2018.05.27更新

前回の記事の続きとなります。

 

①最判昭和38年5月31日(青色申告に係る更正処分)

所得税の申告に際し,税務署が「売買差益率検討の結果,記帳額低調につき調査差益率により基本金額修正,所得金額更正す」との理由を付記し,所得金額の更正処分(不利益処分)を行った案件。

これに対し,最高裁判所は,「…附記すべきものとしている理由には,特に帳簿書類の記載以上に信憑性のある資料を摘示して処分の具体的根拠を明らかにすることを必要とする」「本件の更正処分通知書に附記された前示理由は,…いかなる勘定科目に幾何の脱漏あり,その金額はいかなる根拠に基づくものか,また調査差益率なるものがいかにして算定され,それによることがどうして正当なのか,右の記載自体からこれを知るに由ないものであるから,…理由附記の要件を満たしているものとは認め得ない。」と判示した。

 

②最判昭和60年1月22日(旅券発給拒否処分)

渡航先をサウジアラビアとする一般旅券の発給を申請したところ,外務大臣は「旅券法13条1項5号に該当する」との理由を付して申請を拒否する処分(不利益処分)をした。

これに対し,最高裁判所は,本件理由付記の程度について,法13条1項5号は概括的抽象的な規定であるから,それを根拠に発給の拒否処分を行う場合には,「いかなる事実関係に基づき,いかなる法規を適用して拒否処分がなされたかを申請者においてその記載自体から了知し得るものでなければならず,単に発給拒否の根拠規定を示すだけでは…旅券法の要求する理由付記として十分でない。」と判示した。なお,同判決では,伊藤正己裁判官によって「外務大臣が申請者の海外渡航には法の定める害悪発生の相当の蓋然性が客観的に存在すると判断した根拠が拒否の理由のうちに示される必要がある。」との補足意見が付されている。

 

③最判平成4年12月10日判決(公文書非開示決定処分)

情報公開請求に対し,東京都知事が「東京都公文書の開示等に関する条例第9条8号に該当」との理由を付して,公文書非開示決定処分(不利益処分)をした。
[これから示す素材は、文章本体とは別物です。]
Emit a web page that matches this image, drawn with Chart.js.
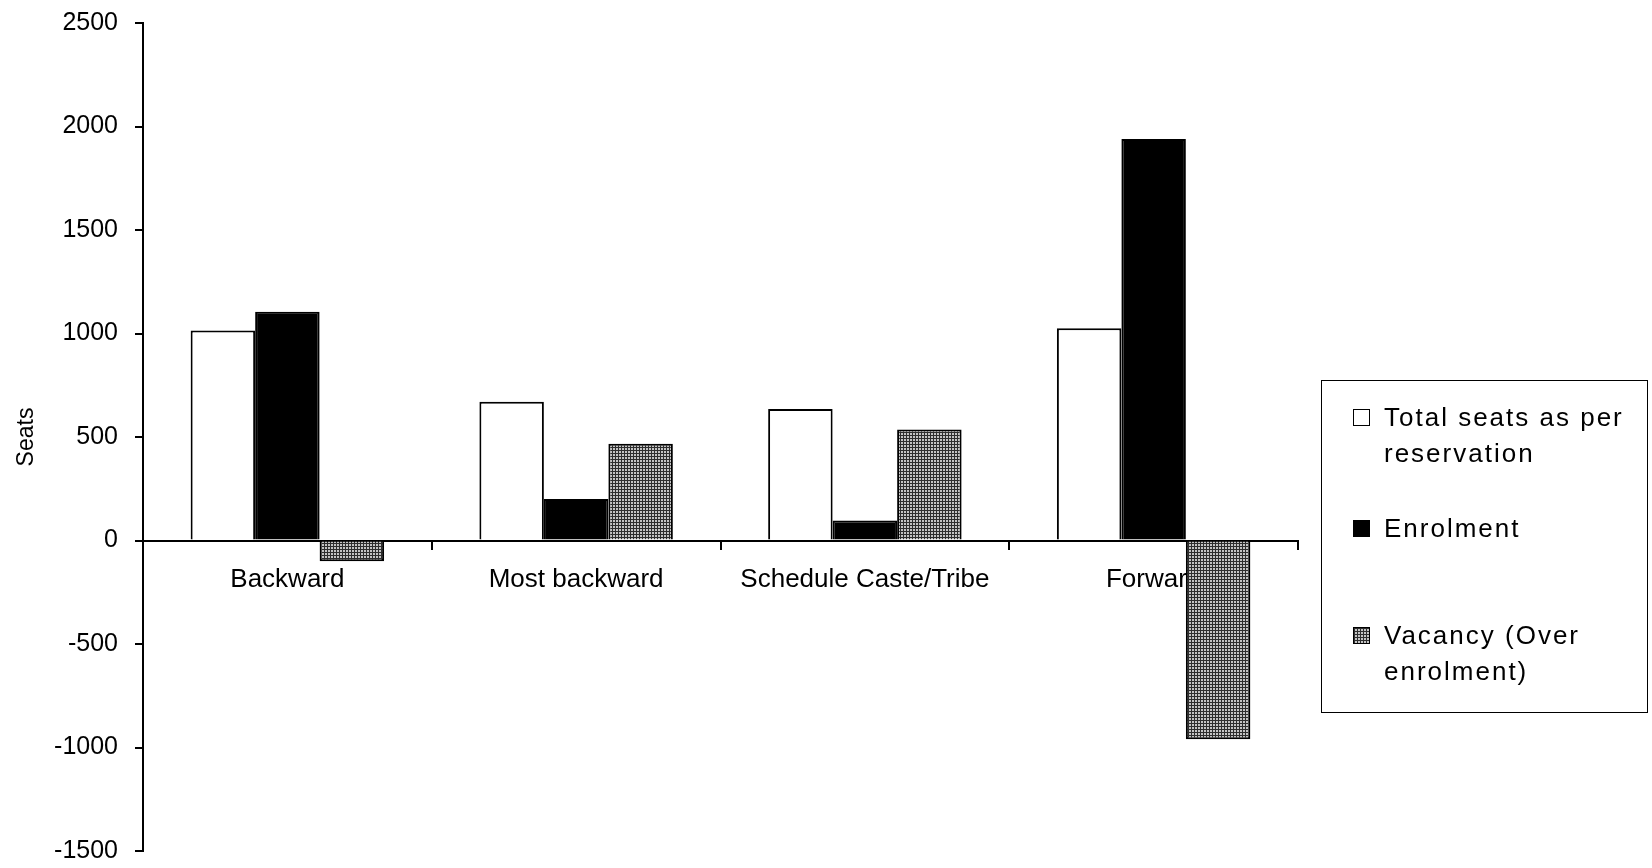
<!DOCTYPE html>
<html>
<head>
<meta charset="utf-8">
<script src="https://cdn.jsdelivr.net/npm/chart.js@4"></script>
<style>
  body { margin: 0; background: #fff; }
  #wrap { position: relative; width: 1652px; height: 868px; }
  #legend {
    position: absolute; left: 1321px; top: 380px; width: 325px; height: 331px;
    border: 1.5px solid #000; font-family: "Liberation Sans", Arial, sans-serif;
  }
  .item { position: absolute; left: 62px; width: 268px; font-size: 26px;
    line-height: 36px; letter-spacing: 2px; color: #000; }
  .sw { position: absolute; left: -31px; top: 10px; width: 15px; height: 15px;
    border: 1.5px solid #000; }
</style>
</head>
<body>
<div id="wrap">
  <canvas id="chart" width="1652" height="868"></canvas>
  <div id="legend"></div>
</div>
<script>
const categories = ["Backward", "Most backward", "Schedule Caste/Tribe", "Forward"];
const seriesNames = ["Total seats as per reservation", "Enrolment", "Vacancy (Over enrolment)"];
const totalSeats = [1015, 670, 635, 1025];
const enrolment = [1105, 200, 97, 1940];
const vacancy = [-100, 467, 536, -960];
const yMin = -1500, yMax = 2500, yStep = 500;

const FONT = '"Liberation Sans", Arial, sans-serif';

// grey mesh used for the vacancy bars
function meshTile() {
    const c = document.createElement("canvas");
    c.width = 3; c.height = 3;
    const g = c.getContext("2d");
    g.fillStyle = "#c4c4c4";
    g.fillRect(0, 0, 3, 3);
    g.fillStyle = "#2e2e2e";
    g.fillRect(0, 0, 3, 1);
    g.fillRect(0, 0, 1, 3);
    return c;
}
const tile = meshTile();
const ctx = document.getElementById("chart").getContext("2d");
const mesh = ctx.createPattern(tile, "repeat");

const chart = new Chart(ctx, {
    type: "bar",
    data: {
        labels: categories,
        datasets: [
            { label: seriesNames[0], data: totalSeats, backgroundColor: "#ffffff" },
            { label: seriesNames[1], data: enrolment, backgroundColor: "#000000" },
            { label: seriesNames[2], data: vacancy, backgroundColor: mesh }
        ].map(d => Object.assign(d, {
            borderColor: "#000", borderWidth: 2,
            categoryPercentage: 0.67, barPercentage: 1.0
        }))
    },
    options: {
        responsive: false,
        devicePixelRatio: 1,
        animation: false,
        layout: { padding: { top: 23, bottom: 17, left: 0, right: 354 } },
        plugins: { legend: { display: false }, tooltip: { enabled: false } },
        scales: {
            x: {
                position: { y: 0 },
                grid: { drawOnChartArea: false, drawTicks: true, tickLength: 8, color: "#000", lineWidth: 2 },
                border: { display: true, color: "#000", width: 2 },
                ticks: { color: "#000", padding: 16, font: { family: FONT, size: 26 }, maxRotation: 0 },
                afterFit(s) { s.paddingLeft = 0; s.paddingRight = 0; }
            },
            y: {
                min: yMin, max: yMax,
                ticks: { stepSize: yStep, color: "#000", padding: 17, font: { family: FONT, size: 25 },
                    callback: v => String(v) },
                grid: { drawOnChartArea: false, drawTicks: true, tickLength: 8, color: "#000", lineWidth: 2 },
                border: { display: true, color: "#000", width: 2 },
                title: { display: true, text: "Seats", color: "#000", font: { family: FONT, size: 23 }, padding: { top: 13, bottom: 0 } },
                afterFit(s) { s.width = 143; s.paddingTop = 0; s.paddingBottom = 0; }
            }
        }
    }
});

// legend box with wrapped labels, built from the datasets
const itemTops = [18, 129, 236];
const legend = document.getElementById("legend");
chart.data.datasets.forEach((ds, i) => {
    const it = document.createElement("div");
    it.className = "item";
    it.style.top = itemTops[i] + "px";
    const sw = document.createElement("span");
    sw.className = "sw";
    if (ds.backgroundColor === mesh) {
        sw.style.backgroundImage = "url(" + tile.toDataURL() + ")";
    } else {
        sw.style.background = ds.backgroundColor;
    }
    it.appendChild(sw);
    it.appendChild(document.createTextNode(ds.label));
    legend.appendChild(it);
});
</script>
</body>
</html>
これに対し,最高裁判所は,「条例が右のように公文書の非開示決定通知書にその理由を付記すべきものとしているのは,同条例に基づく公文書の開示請求制度が,都民と都政との信頼関係を強化し,地方自治の本旨に即した都政を推進することを目的とするものであって,…実施機関の判断の慎重と公正妥当を担保してその恣意を抑制するとともに,非開示の理由を開示請求者に知らせることによって,その不服申立てに便宜を与える趣旨に出たもの」「このような理由付記制度の趣旨に鑑みれば,公文書の非開示決定通知書に付記すべき理由としては,公開請求者において,条例第6条第1項各号所定の非公開事由のどれに該当するのかをその根拠とともに了知し得るものでなければならず,単に非公開の根拠規定を示すだけでは,…条例第11条第4項の要求する理由付記としては十分ではないと言わなければならない。」と判示した。

 

以上の判例等からすれば,法令が要請する理由付記の程度は,少なくとも不利益処分に至った事実関係の認定が具体的になされており,かつ不利益処分をした根拠(法令)及び適用関係が具体的に明示されている必要があるものと考えられます(但し,単に法令上の根拠規定を示すだけでは不十分)。その上,㋒上記㋐㋑の内容が,理由付記の記載自体から了知できる程度のものでなければなりません。